## GIVEN REQUEST
Extract the whole listing as it stands. Do not include the pictures.

——

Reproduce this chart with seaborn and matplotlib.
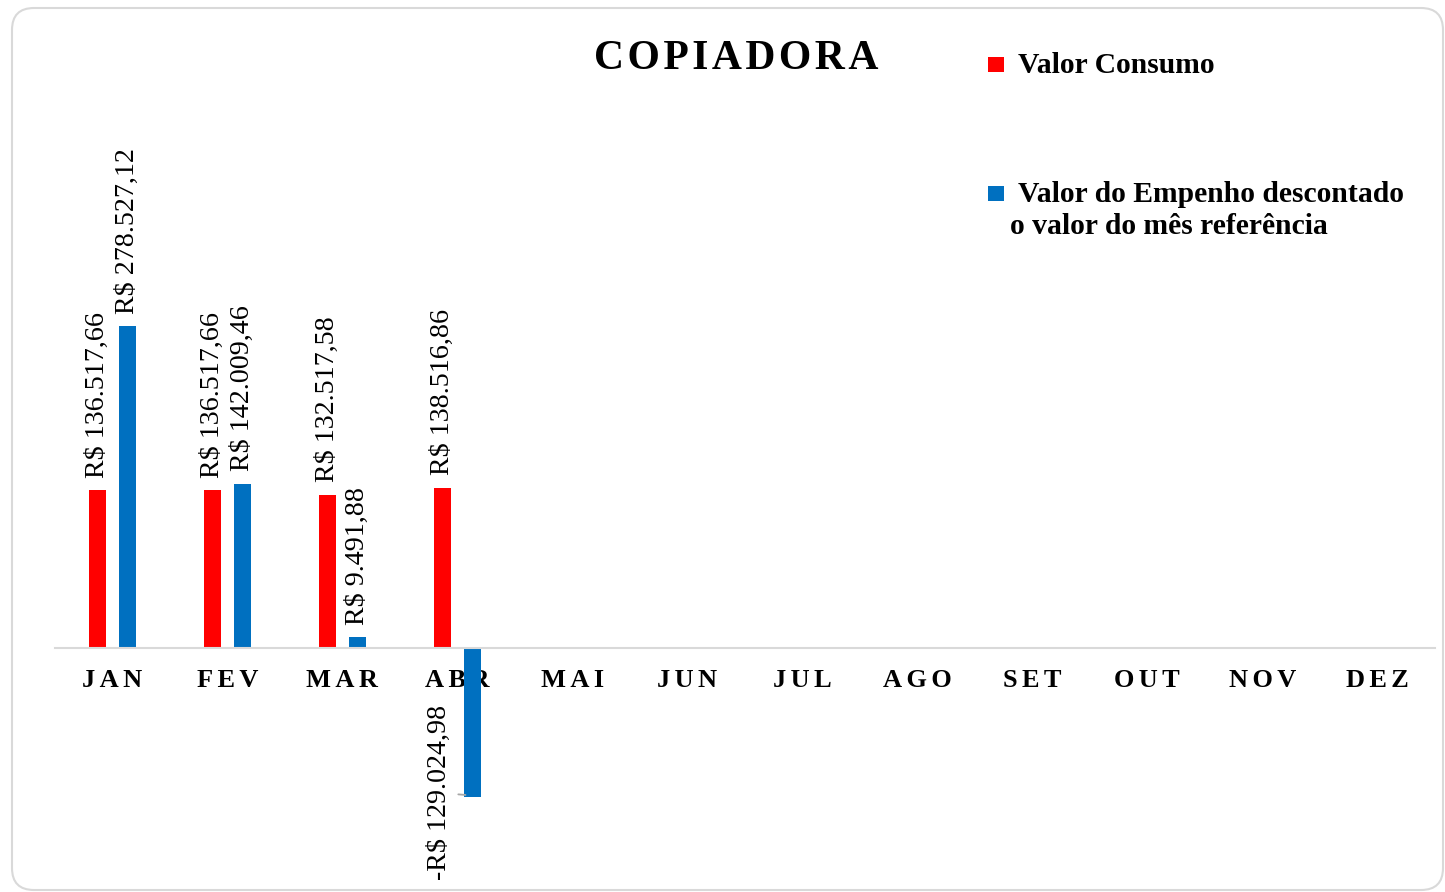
import numpy as np
import pandas as pd
import seaborn as sns
import matplotlib
matplotlib.use("Agg")
import matplotlib.pyplot as plt
from matplotlib.patches import FancyBboxPatch, Rectangle
from matplotlib.transforms import IdentityTransform

# Dados do gráfico
meses = ["JAN", "FEV", "MAR", "ABR", "MAI", "JUN", "JUL", "AGO", "SET", "OUT", "NOV", "DEZ"]
meses_com_dados = ["JAN", "FEV", "MAR", "ABR"]
valor_consumo = [136517.66, 136517.66, 132517.58, 138516.86]
valor_empenho = [278527.12, 142009.46, 9491.88, -129024.98]
series = ["Valor Consumo", "Valor do Empenho descontado o valor do mês referência"]
cores = ["#FF0000", "#0070C0"]

df = pd.DataFrame({
    "mes": meses_com_dados * 2,
    "valor": valor_consumo + valor_empenho,
    "serie": [series[0]] * len(valor_consumo) + [series[1]] * len(valor_empenho),
})

sns.set_theme(style="white")
plt.rcParams["font.family"] = ["Liberation Serif", "DejaVu Serif"]

W, H = 1445, 892
fig = plt.figure(figsize=(W / 100, H / 100), dpi=100)
fig.patch.set_facecolor("white")


def fpos(x, y):
    """Pixel position (from top-left) to figure fraction."""
    return x / W, 1 - y / H


ax = fig.add_axes([0.0379, 0.00135, 0.9551, 0.8943])
sns.barplot(
    data=df, x="mes", y="valor", hue="serie",
    order=meses, hue_order=series, palette=cores, saturation=1,
    width=0.52, gap=0.43, errorbar=None, legend=False, linewidth=0, ax=ax,
)
ax.set_ylim(-210000, 480000)
ax.set_xlim(-0.5, 11.5)
ax.patch.set_alpha(0)
for s in ["top", "left", "right"]:
    ax.spines[s].set_visible(False)
ax.spines["bottom"].set_position(("data", 0))
ax.spines["bottom"].set_color("#d9d9d9")
ax.spines["bottom"].set_linewidth(1.5)
ax.set_yticks([])
ax.set_xlabel("")
ax.set_ylabel("")
ax.set_xticks(range(len(meses)))
ax.set_xticklabels(["\u2006".join(m) for m in meses], fontsize=19,
                   fontweight="bold", color="#000000")
ax.tick_params(axis="x", length=0, pad=15)


def brl(v):
    s = f"{abs(v):,.2f}".replace(",", "X").replace(".", ",").replace("X", ".")
    return ("-R$ " if v < 0 else "R$ ") + s


# Rótulos de valor das barras
for cont in ax.containers:
    for bar in cont:
        h = bar.get_height()
        if np.isnan(h):
            continue
        xc = bar.get_x() + bar.get_width() / 2
        if h >= 0:
            ax.annotate(brl(h), xy=(xc, h), xytext=(0, 9), textcoords="offset points",
                        rotation=90, ha="center", va="bottom", fontsize=20.2,
                        color="#000000")
        else:
            ax.annotate(brl(h), xy=(bar.get_x() + 0.015, h * 0.985),
                        xytext=(-18.5, 1.5), textcoords="offset points",
                        rotation=90, ha="center", va="center", fontsize=20.2,
                        color="#000000",
                        arrowprops=dict(arrowstyle="-", color="#a6a6a6", lw=1.3,
                                        shrinkA=2, shrinkB=0))

# Título
fig.text(*fpos(736, 69), "\u200a".join("COPIADORA"), ha="center", va="baseline",
         fontsize=30, fontweight="bold", color="#000000")

# Legenda
fig.add_artist(Rectangle(fpos(988, 72), 16 / W, 15 / H, transform=fig.transFigure,
                         facecolor=cores[0], edgecolor="none"))
fig.text(*fpos(1018, 73), "Valor Consumo", va="baseline", ha="left",
         fontsize=21.3, fontweight="bold", color="#000000")
fig.add_artist(Rectangle(fpos(988, 201), 16 / W, 15 / H, transform=fig.transFigure,
                         facecolor=cores[1], edgecolor="none"))
fig.text(*fpos(1018, 202), "Valor do Empenho descontado", va="baseline", ha="left",
         fontsize=21.3, fontweight="bold", color="#000000")
fig.text(*fpos(1010, 234), "o valor do mês referência", va="baseline", ha="left",
         fontsize=21.3, fontweight="bold", color="#000000")

# Moldura arredondada
fig.add_artist(FancyBboxPatch((12, 2), 1431, 882,
                              boxstyle="round,pad=0,rounding_size=22",
                              transform=IdentityTransform(), facecolor="none",
                              edgecolor="#d9d9d9", linewidth=1.5))

fig.savefig("out.png", dpi=100)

——

## ANSWER BELOW
Reproduce this chart with seaborn and matplotlib.
import numpy as np
import pandas as pd
import seaborn as sns
import matplotlib
matplotlib.use("Agg")
import matplotlib.pyplot as plt
from matplotlib.patches import FancyBboxPatch, Rectangle
from matplotlib.transforms import IdentityTransform

# Dados do gráfico
meses = ["JAN", "FEV", "MAR", "ABR", "MAI", "JUN", "JUL", "AGO", "SET", "OUT", "NOV", "DEZ"]
meses_com_dados = ["JAN", "FEV", "MAR", "ABR"]
valor_consumo = [136517.66, 136517.66, 132517.58, 138516.86]
valor_empenho = [278527.12, 142009.46, 9491.88, -129024.98]
series = ["Valor Consumo", "Valor do Empenho descontado o valor do mês referência"]
cores = ["#FF0000", "#0070C0"]

df = pd.DataFrame({
    "mes": meses_com_dados * 2,
    "valor": valor_consumo + valor_empenho,
    "serie": [series[0]] * len(valor_consumo) + [series[1]] * len(valor_empenho),
})

sns.set_theme(style="white")
plt.rcParams["font.family"] = ["Liberation Serif", "DejaVu Serif"]

W, H = 1445, 892
fig = plt.figure(figsize=(W / 100, H / 100), dpi=100)
fig.patch.set_facecolor("white")


def fpos(x, y):
    """Pixel position (from top-left) to figure fraction."""
    return x / W, 1 - y / H


ax = fig.add_axes([0.0379, 0.00135, 0.9551, 0.8943])
sns.barplot(
    data=df, x="mes", y="valor", hue="serie",
    order=meses, hue_order=series, palette=cores, saturation=1,
    width=0.52, gap=0.43, errorbar=None, legend=False, linewidth=0, ax=ax,
)
ax.set_ylim(-210000, 480000)
ax.set_xlim(-0.5, 11.5)
ax.patch.set_alpha(0)
for s in ["top", "left", "right"]:
    ax.spines[s].set_visible(False)
ax.spines["bottom"].set_position(("data", 0))
ax.spines["bottom"].set_color("#d9d9d9")
ax.spines["bottom"].set_linewidth(1.5)
ax.set_yticks([])
ax.set_xlabel("")
ax.set_ylabel("")
ax.set_xticks(range(len(meses)))
ax.set_xticklabels(["\u2006".join(m) for m in meses], fontsize=19,
                   fontweight="bold", color="#000000")
ax.tick_params(axis="x", length=0, pad=15)


def brl(v):
    s = f"{abs(v):,.2f}".replace(",", "X").replace(".", ",").replace("X", ".")
    return ("-R$ " if v < 0 else "R$ ") + s


# Rótulos de valor das barras
for cont in ax.containers:
    for bar in cont:
        h = bar.get_height()
        if np.isnan(h):
            continue
        xc = bar.get_x() + bar.get_width() / 2
        if h >= 0:
            ax.annotate(brl(h), xy=(xc, h), xytext=(0, 9), textcoords="offset points",
                        rotation=90, ha="center", va="bottom", fontsize=20.2,
                        color="#000000")
        else:
            ax.annotate(brl(h), xy=(bar.get_x() + 0.015, h * 0.985),
                        xytext=(-18.5, 1.5), textcoords="offset points",
                        rotation=90, ha="center", va="center", fontsize=20.2,
                        color="#000000",
                        arrowprops=dict(arrowstyle="-", color="#a6a6a6", lw=1.3,
                                        shrinkA=2, shrinkB=0))

# Título
fig.text(*fpos(736, 69), "\u200a".join("COPIADORA"), ha="center", va="baseline",
         fontsize=30, fontweight="bold", color="#000000")

# Legenda
fig.add_artist(Rectangle(fpos(988, 72), 16 / W, 15 / H, transform=fig.transFigure,
                         facecolor=cores[0], edgecolor="none"))
fig.text(*fpos(1018, 73), "Valor Consumo", va="baseline", ha="left",
         fontsize=21.3, fontweight="bold", color="#000000")
fig.add_artist(Rectangle(fpos(988, 201), 16 / W, 15 / H, transform=fig.transFigure,
                         facecolor=cores[1], edgecolor="none"))
fig.text(*fpos(1018, 202), "Valor do Empenho descontado", va="baseline", ha="left",
         fontsize=21.3, fontweight="bold", color="#000000")
fig.text(*fpos(1010, 234), "o valor do mês referência", va="baseline", ha="left",
         fontsize=21.3, fontweight="bold", color="#000000")

# Moldura arredondada
fig.add_artist(FancyBboxPatch((12, 2), 1431, 882,
                              boxstyle="round,pad=0,rounding_size=22",
                              transform=IdentityTransform(), facecolor="none",
                              edgecolor="#d9d9d9", linewidth=1.5))

fig.savefig("out.png", dpi=100)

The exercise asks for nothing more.